Grandaddy – finally

I am a little bit too late sometimes to the party. Somewhere I heard that Grandaddy had sort-of reformed and were doing some shows. Into the ether I went, discovered that they were playing in Brighton, UK, and tried to buy tickets. Sold out. Next option, Brussels’ Ancienne Belgique, 5 April. It seemed like a good idea at the time.

And what did I know about Grandaddy? Well, eventually I made the link between Jason Lytle – whose solo album, The Department of Disappearance (right) I’d bought a few years’ earlier – and Grandaddy. Lytle has a distinctive voice, so it did not take much to make the connection once heard. And I’m a sucker for lumberjack shirts.

I’ve also got into the frame of mind that I missed too many good gigs when I was younger thinking that there would always be another chance. I’m not so sure now. Hence the nonsense of going to Brussels.

So, in preparation for the gig, I bought the new album, Last Place, which the Guardian newspaper described as “solid rather than spectacular”. Apparently, I should have bought the first two albums, these were the dizzy heights. At the gig, I suspect Lytle himself recognised this and played extensively from them. A greying, largely male, audience was appreciative of this. It was anything but a sales push on Last Place.
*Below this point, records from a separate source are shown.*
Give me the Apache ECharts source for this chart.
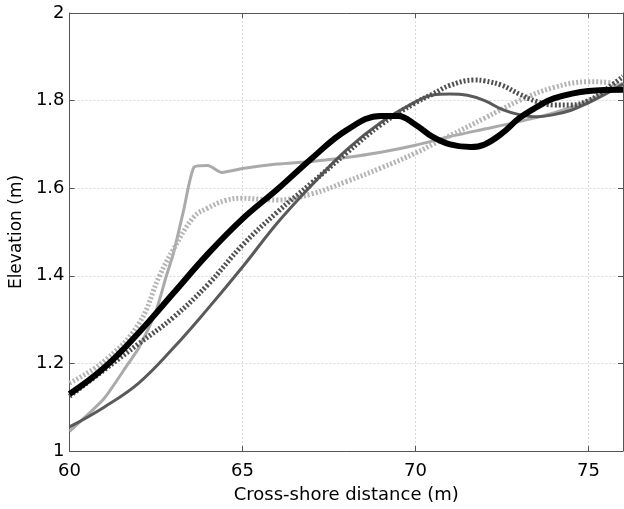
<!DOCTYPE html>
<html>
<head>
<meta charset="utf-8">
<script src="https://cdn.jsdelivr.net/npm/echarts@6/dist/echarts.min.js"></script>
<style>
html,body{margin:0;padding:0;background:#fff;}
#chart{width:624px;height:509px;}
</style>
</head>
<body>
<div id="chart"></div>
<script>
// Cross-shore distance (m) and elevation (m) for each profile
const blackX = [60, 61, 62, 63, 64, 65, 66, 67, 68, 69, 69.5, 70, 70.5, 71, 71.6, 72, 72.5, 73, 73.5, 74, 75, 76];
const blackY = [1.13, 1.19, 1.27, 1.36, 1.45, 1.53, 1.597, 1.668, 1.732, 1.765, 1.765, 1.745, 1.717, 1.70, 1.694, 1.70, 1.725, 1.76, 1.785, 1.805, 1.822, 1.825];

const darkX = [60, 61, 62, 63, 64, 65, 66, 67, 68, 69, 70, 70.5, 71, 71.5, 72, 72.5, 73, 73.5, 74, 74.5, 75, 75.5, 76];
const darkY = [1.055, 1.10, 1.155, 1.235, 1.325, 1.42, 1.52, 1.607, 1.687, 1.75, 1.797, 1.813, 1.815, 1.812, 1.80, 1.78, 1.768, 1.763, 1.768, 1.778, 1.795, 1.815, 1.838];

const darkDotX = [60, 61, 62, 63, 64, 65, 66, 67, 68, 69, 70, 70.5, 71, 71.7, 72, 72.5, 73, 73.5, 74, 74.5, 75, 75.5, 76];
const darkDotY = [1.125, 1.185, 1.245, 1.305, 1.38, 1.47, 1.545, 1.612, 1.68, 1.745, 1.795, 1.815, 1.835, 1.847, 1.845, 1.835, 1.815, 1.798, 1.79, 1.79, 1.80, 1.825, 1.855];

const lightX = [60, 61, 61.7, 62, 62.5, 62.8, 63, 63.3, 63.6, 64, 64.4, 65, 66, 67, 68, 69, 70, 71, 72, 73, 74, 75, 76];
const lightY = [1.045, 1.12, 1.20, 1.235, 1.32, 1.40, 1.45, 1.55, 1.648, 1.652, 1.636, 1.645, 1.655, 1.661, 1.67, 1.682, 1.698, 1.718, 1.735, 1.752, 1.772, 1.80, 1.84];

const lightDotX = [60, 61, 62, 62.6, 63, 63.6, 64, 64.5, 65, 65.5, 66, 67, 68, 69, 70, 70.5, 71, 72, 73, 74, 75, 75.5, 76];
const lightDotY = [1.155, 1.205, 1.29, 1.40, 1.46, 1.535, 1.555, 1.572, 1.577, 1.575, 1.573, 1.587, 1.615, 1.646, 1.68, 1.70, 1.72, 1.76, 1.80, 1.83, 1.843, 1.842, 1.832];

const xTicks = [60, 65, 70, 75];
const yTicks = [1, 1.2, 1.4, 1.6, 1.8, 2];

function pairs(xs, ys) { return xs.map((x, i) => [x, ys[i]]); }

const chart = echarts.init(document.getElementById('chart'));
const font = 'DejaVu Sans, Liberation Sans, Arial, sans-serif';

const baseX = {
  type: 'value', min: 60, max: 76, interval: 5,
  axisLine: { show: true, onZero: false, lineStyle: { color: '#555', width: 1 } },
  axisTick: { show: true, inside: true, length: 5, lineStyle: { color: '#555' } }
};
const baseY = {
  type: 'value', min: 1, max: 2, interval: 0.2,
  axisLine: { show: true, onZero: false, lineStyle: { color: '#555', width: 1 } },
  axisTick: { show: true, inside: true, length: 5, lineStyle: { color: '#555' } }
};

chart.setOption({
  animation: false,
  backgroundColor: '#fff',
  grid: { left: 68, right: 1, top: 13, bottom: 58, containLabel: false },
  xAxis: [
    Object.assign({}, baseX, {
      position: 'bottom',
      name: 'Cross-shore distance (m)', nameLocation: 'middle', nameGap: 35,
      nameTextStyle: { fontFamily: font, fontSize: 18, color: '#000' },
      axisLabel: { fontFamily: font, fontSize: 18, color: '#000', margin: 11, showMaxLabel: false,
        formatter: v => xTicks.includes(v) ? String(v) : '' },
      splitLine: { show: true, lineStyle: { color: '#d8d8d8', type: [2, 2], width: 1 } }
    }),
    Object.assign({}, baseX, {
      position: 'top',
      axisLabel: { show: false },
      splitLine: { show: false }
    })
  ],
  yAxis: [
    Object.assign({}, baseY, {
      position: 'left',
      name: 'Elevation (m)', nameLocation: 'middle', nameGap: 41,
      nameTextStyle: { fontFamily: font, fontSize: 17, color: '#000' },
      axisLabel: { fontFamily: font, fontSize: 18, color: '#000', margin: 5,
        formatter: v => yTicks.some(t => Math.abs(t - v) < 1e-9) ? String(+v.toFixed(1)) : '' },
      splitLine: { show: true, lineStyle: { color: '#d8d8d8', type: [2, 2], width: 1 } }
    }),
    Object.assign({}, baseY, {
      position: 'right',
      axisLabel: { show: false },
      splitLine: { show: false }
    })
  ],
  series: [
    { type: 'line', data: pairs(lightX, lightY), smooth: 0.2, showSymbol: false,
      lineStyle: { color: '#aaaaaa', width: 3 } },
    { type: 'line', data: pairs(lightDotX, lightDotY), smooth: 0.4, showSymbol: false,
      lineStyle: { color: '#b4b4b4', width: 5, type: [2, 2], cap: 'butt' } },
    { type: 'line', data: pairs(darkX, darkY), smooth: 0.4, showSymbol: false,
      lineStyle: { color: '#5a5a5a', width: 3 } },
    { type: 'line', data: pairs(darkDotX, darkDotY), smooth: 0.4, showSymbol: false,
      lineStyle: { color: '#505050', width: 5, type: [2, 2], cap: 'butt' } },
    { type: 'line', data: pairs(blackX, blackY), smooth: 0.4, showSymbol: false,
      lineStyle: { color: '#000000', width: 6 } }
  ]
});
</script>
</body>
</html>
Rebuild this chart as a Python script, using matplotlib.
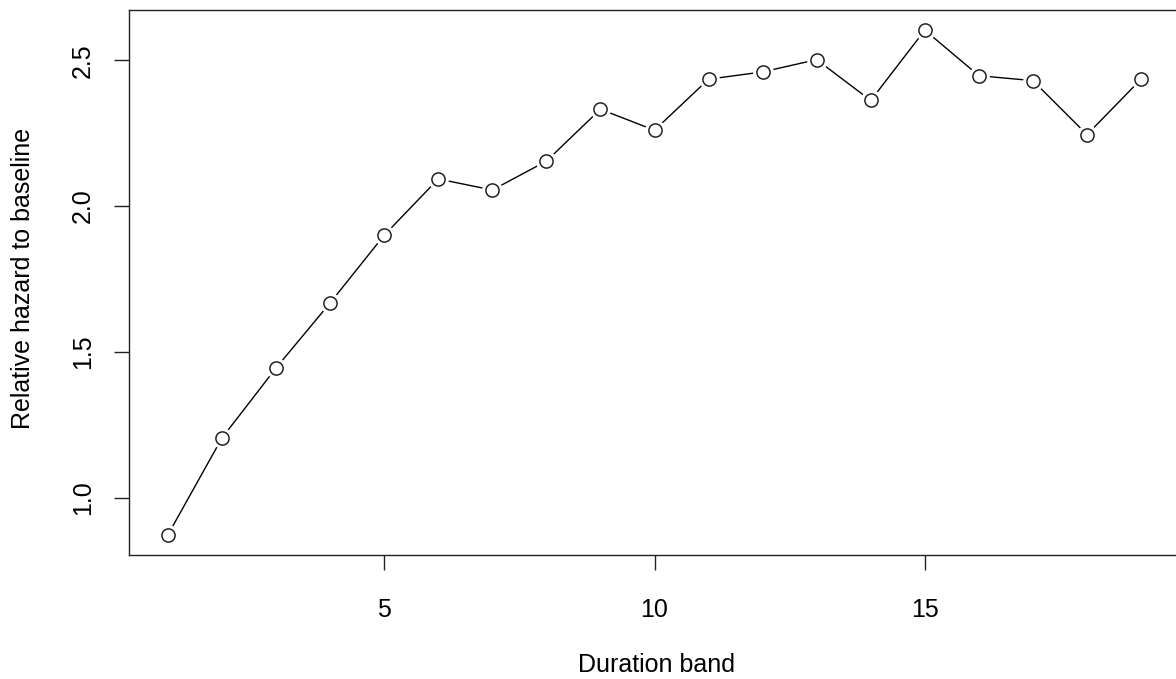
import numpy as np
import matplotlib.pyplot as plt

# relative hazard by duration band
band = np.arange(1, 20)
hazard = np.array([0.873, 1.205, 1.445, 1.668, 1.900, 2.093, 2.055, 2.154, 2.332,
                   2.260, 2.435, 2.460, 2.502, 2.362, 2.603, 2.447, 2.430, 2.245, 2.435])

plt.rcParams['font.family'] = ['Liberation Sans', 'DejaVu Sans']

W, H = 1176, 679
fig = plt.figure(figsize=(W / 100, H / 100), dpi=100)
# R-style plot region; right edge falls just outside the image
ax = fig.add_axes([129 / W, (H - 555) / H, (1180 - 129) / W, (555 - 10) / H])

# line with gaps around points, like R type="b"
ax.plot(band, hazard, color='black', lw=1.0, zorder=1)
ax.plot(band, hazard, 'o', ms=15, mfc='white', mec='none', zorder=2)
ax.plot(band, hazard, 'o', ms=9.5, mfc='white', mec='#222222', mew=1.1, zorder=3)

# 4% range extension as in R
lo, hi = band.min(), band.max()
ax.set_xlim(lo - 0.04 * (hi - lo), hi + 0.04 * (hi - lo))
lo, hi = hazard.min(), hazard.max()
ax.set_ylim(lo - 0.04 * (hi - lo), hi + 0.04 * (hi - lo))

ax.set_xticks([5, 10, 15])
ax.set_yticks([1.0, 1.5, 2.0, 2.5])
ax.set_yticklabels(['1.0', '1.5', '2.0', '2.5'], rotation=90, va='center')
ax.tick_params(axis='both', direction='out', length=11, width=1.0, labelsize=18, color='#222222')
ax.tick_params(axis='x', pad=20)
ax.tick_params(axis='y', pad=13.5)
for s in ax.spines.values():
    s.set_linewidth(1.0)
    s.set_color('#222222')

fig.text(656 / W, 1 - 665 / H, 'Duration band', ha='center', va='center', fontsize=18)
fig.text(23 / W, 1 - 278 / H, 'Relative hazard to baseline', ha='center', va='center',
         rotation=90, fontsize=18)

fig.savefig('out.png', dpi=100)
That said, there are a number of tracks which, I suspect, Lytle himself regards as up to the mark. Much of it is disconcerting. So, I don’t wanna live here any more has the preceding line, “I’ve just moved here”. Seemingly autobiographical – Lytle moved from Montana to Oregon (in the Trumpian world, both sound places to avoid) and perhaps regretted it. Many of us have had that feeling, at least between houses if not states. Keeping up the melancholy, This is the Part a journey to Oregon living maybe? “This is the part, Some call a broken heart; Put down the phone, There’s no one coming home.” Ah yes, this is 2000s world where there are still landline phones. The backdrop for the band on stage is a film depicting this world full of freight trains, trucks, cement factories and a lot of wilderness.

Let’s go upbeat? The Way We Won’t is that pop song. Trademark melody, synth and guitar. The accompanying video, however, has a twist. Lyrically, I’m baffled. Maybe it is culturally too far away from me? “Less than an hour past control tower, On a big box store roof; Cinnamon smell and holiday sales, Why would we ever move?” Oh, I don’t know. I could find a reason.

The gig, wonderful. Lytle’s voice is not the strongest and it needed a bit more amplification. He’s also not the most charismatic on stage and did not even introduce the band members apart from Shaun who’d stood in at last minute on guitar (photo top left, far left).